Question

For what value of \[{{m}_{1}}\] will \[8Kg\] mass be at rest?

Answer 1

Hint: In such type of question first we have to break the possible number of forces main forces acting in such numerical are weight and tension then we apply the Newton’s second law of motion to solve each mass by seeing the direction of all forces acting on it and required results are obtained.

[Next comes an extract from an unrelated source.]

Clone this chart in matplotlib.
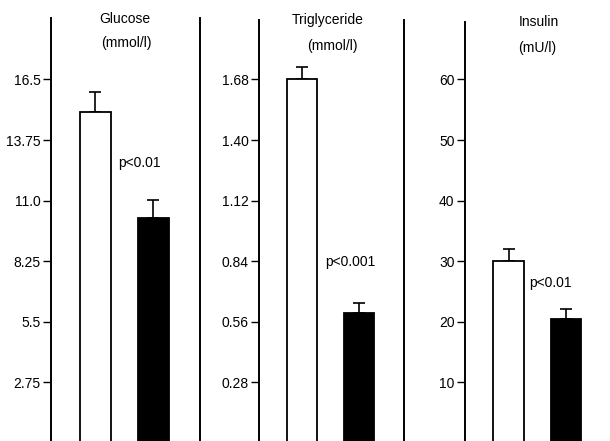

Complete step by step solution:
Since in the given figure of pulleys masses are attached to the strings so two forces acts on them:-
1. Weight of the body vertically downwards.
2. Tension in the string in upward direction.
Since pulleys are massless so their mass is not considered during calculation.
The given figure block of \[8Kg\] is attached to the string with a pulley.
Its Weight \[=8g\](acts Vertically Downwards direction)
and Tension in the string \[{{T}_{1}}\] (Upwards direction).
Since the string to this mass is the same, the same tension acts on the whole string.
According to the question, the body of mass \[8Kg\] is at rest so no acceleration is acting on this body.
So According to Newton’s second Law of motion we can write,
\[\begin{align}
  & {{T}_{1}}=8g \\
 & \therefore {{T}_{1}}=80N \\
\end{align}\].
So the tension in the above is \[80N\].
For the second pulley two masses are attached to it and this system has tension \[2T\] acting in downward direction which balances the tension \[{{T}_{1}}\] acting in upward direction in the upper pulley.
So in equilibrium we can write,
\[\begin{align}
  & {{T}_{1}}=2T \\
 & \Rightarrow T=\dfrac{{{T}_{1}}}{2} \\
 & \therefore T=40N \\
\end{align}\]
So the tension on the strings in the lower system is \[40N\] when the mass of the upper pulley is at rest.
For \[5Kg\] body, acceleration is acting downward direction,
so according to Newton’s Law of motion we can write,
\[5g-T=5a\]
Since value of \[T=40N\]is given put in above equation we get,
\[\begin{align}
  & 50-40=5a \\
 & \Rightarrow 10=5a \\
 & \therefore a=2\dfrac{m}{{{s}^{2}}} \\
\end{align}\]
So we get the acceleration of \[5Kg\] body, since the lower pulley has the same value of acceleration for both the masses.
Now for \[{{m}_{1}}Kg\] body acceleration is acting upward direction,
so according to Newton’s Law of motion we can write,
\[T-{{m}_{1}}g={{m}_{1}}a\]
Value of Tension \[T=40N\] and acceleration \[a=2\dfrac{m}{{{s}^{2}}}\] is already calculated put in above equation we get,
\[\begin{align}
  & 40-10{{m}_{1}}=2{{m}_{1}} \\
 & \Rightarrow 40=12{{m}_{1}} \\
 & \therefore {{m}_{1}}=\dfrac{40}{12}=\dfrac{10}{3}Kg \\
\end{align}\]
So the mass of \[{{m}_{1}}\] when \[8Kg\] mass is at rest is \[\dfrac{10}{3}Kg\].

Note: According to Newton’s second law rate of change in momentum is directly proportional to external force applied, here in this type of numerical we will use the derived form of Newton’s second law which is represented as external force is equal to the product of mass and acceleration of the body.